Nvidia Reports Strong Revenue, Earnings Growth
Nvidia is back. Way back. After four straight down quarters, the GPU juggernaut announced blockbuster earnings for the period ended January 26, beating analysts’ expectations for both revenue and profits, and showing particular strength in the data center server processor market.
The company reported sales of $3.11 billion and earned an adjusted $1.89 a share, exceeding predictions of $1.67 per share and sales of $2.97 billion. That’s an earnings increase of 136 percent and a sales jump of 41 percent. Revenue from the data center sector, where Nvidia GPU’s are widely used for AI and machine learning workloads, totaled $958 million, up 43 percent.
Investors rewarded the company by driving up share prices by 6.5 percent, to $288.50, in after-market trading, rising further in today’s session to $290, as of this writing.
“Adoption of NVIDIA accelerated computing drove excellent results, with record data center revenue,” said Nvidia CEO Jensen Huang. “Our initiatives are achieving great success.”
The news precedes Nvidia’s annual GTC conference in San Jose, March 23-26, during which, it’s speculated, the company will announce a next-gen 7nm Ampere GPU – compared with its current-generation 12nm Turing GPU – promising higher throughput and greater processor density. If true, Ampere would compete head-to-head with AMD’s 7nm Navi GPU.
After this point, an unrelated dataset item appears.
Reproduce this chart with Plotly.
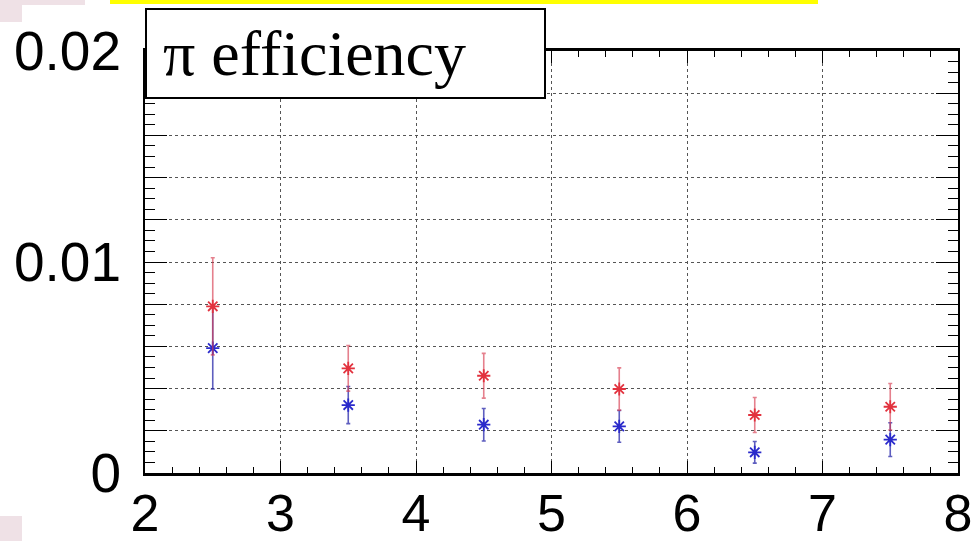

“Nvidia had an incredible quarter with record revenue in many places,” said Patrick Moorhead, founder and CEO of industry watcher Moor Insights & Strategy. “Key drivers were PC gaming driven by RTX and SUPER lines, data center driven by cloud giants with machine learning and even growth in professional visualization. I was a bit disappointed by the flat automotive number, but it makes sense given the end customer puts and takes. It was a great end to the fiscal year.”